** begin Dataset extract **

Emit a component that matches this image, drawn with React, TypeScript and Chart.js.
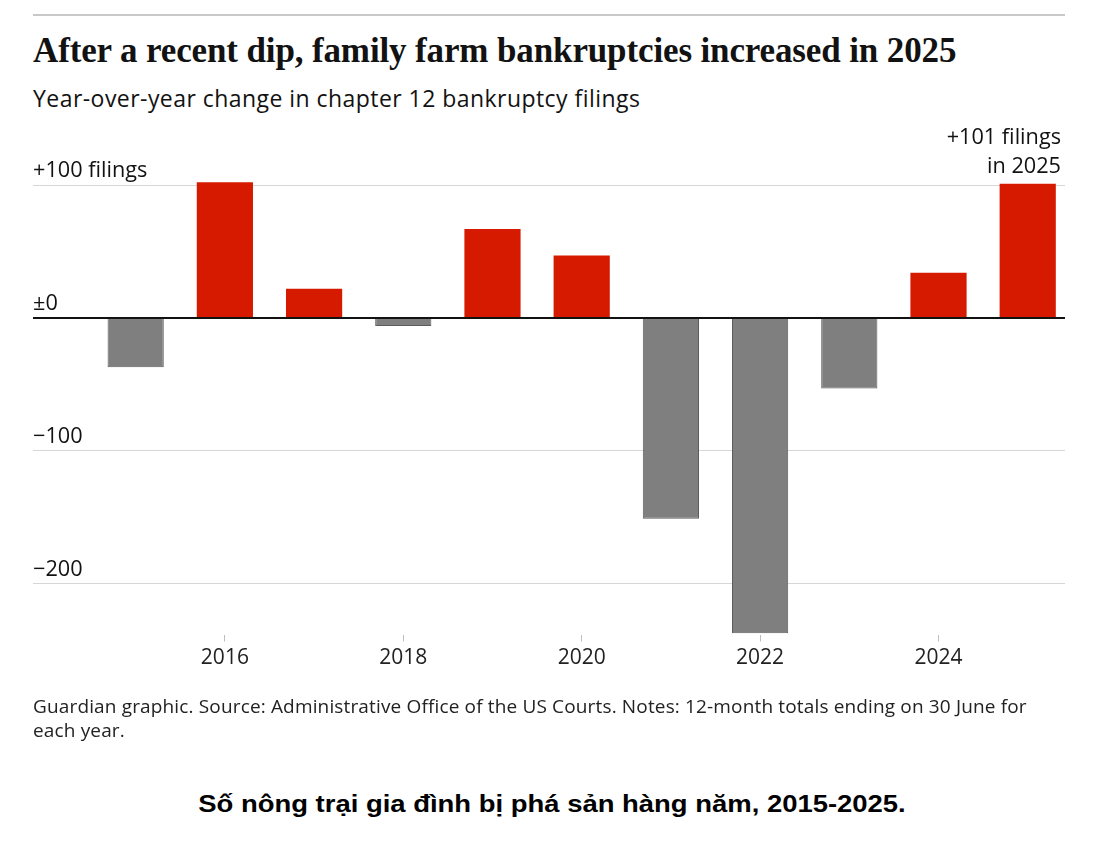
import React, { useEffect, useRef } from 'react';
import { Chart, registerables } from 'chart.js';

Chart.register(...registerables);

// ---- Data ----
const years = [2015, 2016, 2017, 2018, 2019, 2020, 2021, 2022, 2023, 2024, 2025];
const changes = [-37, 102, 22, -6, 67, 47, -151, -237, -53, 34, 101];
const yTickValues = [-200, -100, 0, 100];
const yTickLabels = ['\u2212200', '\u2212100', '\u00b10', '+100 filings'];
const xTickYears = [2016, 2018, 2020, 2022, 2024];
const annotationLines = ['+101 filings', 'in 2025'];

const titleText = 'After a recent dip, family farm bankruptcies increased in 2025';
const subtitleText = 'Year-over-year change in chapter 12 bankruptcy filings';
const sourceText =
  'Guardian graphic. Source: Administrative Office of the US Courts. Notes: 12-month totals ending on 30 June for each year.';
const captionText = 'Số nông trại gia đình bị phá sản hàng năm, 2015-2025.';

const RED = '#d61a00';
const GREY = '#7f7f7f';
const INK = '#121212';
const SANS = '"Open Sans", "Noto Sans", sans-serif';

const labelPlugin = {
  id: 'guardianLabels',
  afterDatasetsDraw(chart: any) {
    const { ctx, chartArea, scales } = chart;
    const y = scales.y;
    ctx.save();
    const y0 = y.getPixelForValue(0);
    ctx.strokeStyle = INK;
    ctx.lineWidth = 2;
    ctx.beginPath();
    ctx.moveTo(chartArea.left, y0);
    ctx.lineTo(chartArea.right, y0);
    ctx.stroke();

    ctx.font = `21.7px ${SANS}`;
    ctx.fillStyle = INK;
    ctx.textBaseline = 'alphabetic';
    ctx.textAlign = 'left';
    yTickValues.forEach((v, i) => {
      ctx.fillText(yTickLabels[i], chartArea.left, y.getPixelForValue(v) - 8);
    });

    const meta = chart.getDatasetMeta(0);
    const last = meta.data[meta.data.length - 1];
    const topPix = last.y;
    ctx.textAlign = 'right';
    const rx = chartArea.right - 4;
    ctx.fillText(annotationLines[0], rx, topPix - 40);
    ctx.fillText(annotationLines[1], rx, topPix - 11);
    ctx.restore();
  },
};

export default function App() {
  const canvasRef = useRef<HTMLCanvasElement | null>(null);

  useEffect(() => {
    document.body.style.margin = '0';
    const canvas = canvasRef.current;
    if (!canvas) return;
    const chart = new Chart(canvas, {
      type: 'bar',
      data: {
        datasets: [
          {
            data: years.map((yr, i) => ({ x: yr, y: changes[i] })),
            backgroundColor: changes.map((v) => (v >= 0 ? RED : GREY)),
            borderColor: changes.map((v) => (v >= 0 ? RED : '#5c5c5c')),
            borderWidth: changes.map((v) => (v >= 0 ? 0 : 1)),
            barPercentage: 0.63,
            categoryPercentage: 1,
          },
        ],
      },
      options: {
        animation: false,
        responsive: false,
        devicePixelRatio: 1,
        layout: { padding: { left: 33, right: 35, top: 51.7, bottom: 25.46 } },
        plugins: {
          legend: { display: false },
          tooltip: { enabled: false },
          title: { display: false },
        },
        scales: {
          x: {
            type: 'linear',
            min: 2013.849,
            max: 2025.418,
            offset: false,
            border: { display: false },
            grid: {
              offset: false,
              drawOnChartArea: false,
              drawTicks: true,
              tickLength: 7,
              tickColor: '#bdbdbd',
              tickWidth: 1,
            },
            afterBuildTicks: (scale: any) => {
              scale.ticks = xTickYears.map((v) => ({ value: v }));
            },
            afterFit: (scale: any) => {
              scale.height = 40;
            },
            ticks: {
              callback: (v: any) => String(v),
              color: '#222',
              font: { family: SANS, size: 21 },
              padding: 4,
              maxRotation: 0,
              autoSkip: false,
            },
          },
          y: {
            min: -238,
            max: 110,
            border: { display: false },
            afterBuildTicks: (scale: any) => {
              scale.ticks = yTickValues.map((v) => ({ value: v }));
            },
            grid: {
              drawTicks: false,
              color: (c: any) => (c.tick && c.tick.value === 0 ? 'rgba(0,0,0,0)' : '#d6d6d6'),
              lineWidth: 1,
            },
            ticks: { display: false },
          },
        },
      },
      plugins: [labelPlugin],
    });
    return () => chart.destroy();
  }, []);

  return (
    <div style={{ position: 'relative', width: 1100, height: 853, background: '#fff', overflow: 'hidden' }}>
      <div
        style={{
          position: 'absolute',
          left: 33,
          top: 14,
          width: 1032,
          height: 2,
          background: '#c8c8c8',
        }}
      />
      <div
        style={{
          position: 'absolute',
          left: 33,
          top: 32.7,
          fontFamily: '"Liberation Serif", "DejaVu Serif", serif',
          fontWeight: 700,
          fontSize: 35,
          lineHeight: '35px',
          color: INK,
          whiteSpace: 'nowrap',
          letterSpacing: -0.13,
        }}
      >
        {titleText}
      </div>
      <div
        style={{
          position: 'absolute',
          left: 33,
          top: 86.6,
          fontFamily: SANS,
          fontSize: 23,
          lineHeight: '23px',
          color: INK,
          whiteSpace: 'nowrap',
          letterSpacing: 0.45,
        }}
      >
        {subtitleText}
      </div>
      <canvas
        ref={canvasRef}
        width={1100}
        height={580}
        style={{ position: 'absolute', left: 0, top: 120, width: 1100, height: 580 }}
      />
      <div
        style={{
          position: 'absolute',
          left: 33,
          top: 693.5,
          width: 1012,
          fontFamily: SANS,
          fontSize: 19,
          lineHeight: '24px',
          letterSpacing: 0.15,
          color: '#222',
        }}
      >
        {sourceText}
      </div>
      <div
        style={{
          position: 'absolute',
          left: 0,
          top: 792.3,
          width: 1104,
          textAlign: 'center',
          fontFamily: '"Liberation Sans", Arial, sans-serif',
          fontWeight: 700,
          fontSize: 24.5,
          lineHeight: '24.5px',
          color: '#000',
          transform: 'scaleX(1.12)',
          transformOrigin: '552px 0',
          whiteSpace: 'nowrap',
        }}
      >
        {captionText}
      </div>
    </div>
  );
}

** end Dataset extract **

◆ **The problem**: Transcribe the listing in full. Omit the pictures and keep every line exact.

◆ **Completed task**:
Emit a component that matches this image, drawn with React, TypeScript and Chart.js.
import React, { useEffect, useRef } from 'react';
import { Chart, registerables } from 'chart.js';

Chart.register(...registerables);

// ---- Data ----
const years = [2015, 2016, 2017, 2018, 2019, 2020, 2021, 2022, 2023, 2024, 2025];
const changes = [-37, 102, 22, -6, 67, 47, -151, -237, -53, 34, 101];
const yTickValues = [-200, -100, 0, 100];
const yTickLabels = ['\u2212200', '\u2212100', '\u00b10', '+100 filings'];
const xTickYears = [2016, 2018, 2020, 2022, 2024];
const annotationLines = ['+101 filings', 'in 2025'];

const titleText = 'After a recent dip, family farm bankruptcies increased in 2025';
const subtitleText = 'Year-over-year change in chapter 12 bankruptcy filings';
const sourceText =
  'Guardian graphic. Source: Administrative Office of the US Courts. Notes: 12-month totals ending on 30 June for each year.';
const captionText = 'Số nông trại gia đình bị phá sản hàng năm, 2015-2025.';

const RED = '#d61a00';
const GREY = '#7f7f7f';
const INK = '#121212';
const SANS = '"Open Sans", "Noto Sans", sans-serif';

const labelPlugin = {
  id: 'guardianLabels',
  afterDatasetsDraw(chart: any) {
    const { ctx, chartArea, scales } = chart;
    const y = scales.y;
    ctx.save();
    const y0 = y.getPixelForValue(0);
    ctx.strokeStyle = INK;
    ctx.lineWidth = 2;
    ctx.beginPath();
    ctx.moveTo(chartArea.left, y0);
    ctx.lineTo(chartArea.right, y0);
    ctx.stroke();

    ctx.font = `21.7px ${SANS}`;
    ctx.fillStyle = INK;
    ctx.textBaseline = 'alphabetic';
    ctx.textAlign = 'left';
    yTickValues.forEach((v, i) => {
      ctx.fillText(yTickLabels[i], chartArea.left, y.getPixelForValue(v) - 8);
    });

    const meta = chart.getDatasetMeta(0);
    const last = meta.data[meta.data.length - 1];
    const topPix = last.y;
    ctx.textAlign = 'right';
    const rx = chartArea.right - 4;
    ctx.fillText(annotationLines[0], rx, topPix - 40);
    ctx.fillText(annotationLines[1], rx, topPix - 11);
    ctx.restore();
  },
};

export default function App() {
  const canvasRef = useRef<HTMLCanvasElement | null>(null);

  useEffect(() => {
    document.body.style.margin = '0';
    const canvas = canvasRef.current;
    if (!canvas) return;
    const chart = new Chart(canvas, {
      type: 'bar',
      data: {
        datasets: [
          {
            data: years.map((yr, i) => ({ x: yr, y: changes[i] })),
            backgroundColor: changes.map((v) => (v >= 0 ? RED : GREY)),
            borderColor: changes.map((v) => (v >= 0 ? RED : '#5c5c5c')),
            borderWidth: changes.map((v) => (v >= 0 ? 0 : 1)),
            barPercentage: 0.63,
            categoryPercentage: 1,
          },
        ],
      },
      options: {
        animation: false,
        responsive: false,
        devicePixelRatio: 1,
        layout: { padding: { left: 33, right: 35, top: 51.7, bottom: 25.46 } },
        plugins: {
          legend: { display: false },
          tooltip: { enabled: false },
          title: { display: false },
        },
        scales: {
          x: {
            type: 'linear',
            min: 2013.849,
            max: 2025.418,
            offset: false,
            border: { display: false },
            grid: {
              offset: false,
              drawOnChartArea: false,
              drawTicks: true,
              tickLength: 7,
              tickColor: '#bdbdbd',
              tickWidth: 1,
            },
            afterBuildTicks: (scale: any) => {
              scale.ticks = xTickYears.map((v) => ({ value: v }));
            },
            afterFit: (scale: any) => {
              scale.height = 40;
            },
            ticks: {
              callback: (v: any) => String(v),
              color: '#222',
              font: { family: SANS, size: 21 },
              padding: 4,
              maxRotation: 0,
              autoSkip: false,
            },
          },
          y: {
            min: -238,
            max: 110,
            border: { display: false },
            afterBuildTicks: (scale: any) => {
              scale.ticks = yTickValues.map((v) => ({ value: v }));
            },
            grid: {
              drawTicks: false,
              color: (c: any) => (c.tick && c.tick.value === 0 ? 'rgba(0,0,0,0)' : '#d6d6d6'),
              lineWidth: 1,
            },
            ticks: { display: false },
          },
        },
      },
      plugins: [labelPlugin],
    });
    return () => chart.destroy();
  }, []);

  return (
    <div style={{ position: 'relative', width: 1100, height: 853, background: '#fff', overflow: 'hidden' }}>
      <div
        style={{
          position: 'absolute',
          left: 33,
          top: 14,
          width: 1032,
          height: 2,
          background: '#c8c8c8',
        }}
      />
      <div
        style={{
          position: 'absolute',
          left: 33,
          top: 32.7,
          fontFamily: '"Liberation Serif", "DejaVu Serif", serif',
          fontWeight: 700,
          fontSize: 35,
          lineHeight: '35px',
          color: INK,
          whiteSpace: 'nowrap',
          letterSpacing: -0.13,
        }}
      >
        {titleText}
      </div>
      <div
        style={{
          position: 'absolute',
          left: 33,
          top: 86.6,
          fontFamily: SANS,
          fontSize: 23,
          lineHeight: '23px',
          color: INK,
          whiteSpace: 'nowrap',
          letterSpacing: 0.45,
        }}
      >
        {subtitleText}
      </div>
      <canvas
        ref={canvasRef}
        width={1100}
        height={580}
        style={{ position: 'absolute', left: 0, top: 120, width: 1100, height: 580 }}
      />
      <div
        style={{
          position: 'absolute',
          left: 33,
          top: 693.5,
          width: 1012,
          fontFamily: SANS,
          fontSize: 19,
          lineHeight: '24px',
          letterSpacing: 0.15,
          color: '#222',
        }}
      >
        {sourceText}
      </div>
      <div
        style={{
          position: 'absolute',
          left: 0,
          top: 792.3,
          width: 1104,
          textAlign: 'center',
          fontFamily: '"Liberation Sans", Arial, sans-serif',
          fontWeight: 700,
          fontSize: 24.5,
          lineHeight: '24.5px',
          color: '#000',
          transform: 'scaleX(1.12)',
          transformOrigin: '552px 0',
          whiteSpace: 'nowrap',
        }}
      >
        {captionText}
      </div>
    </div>
  );
}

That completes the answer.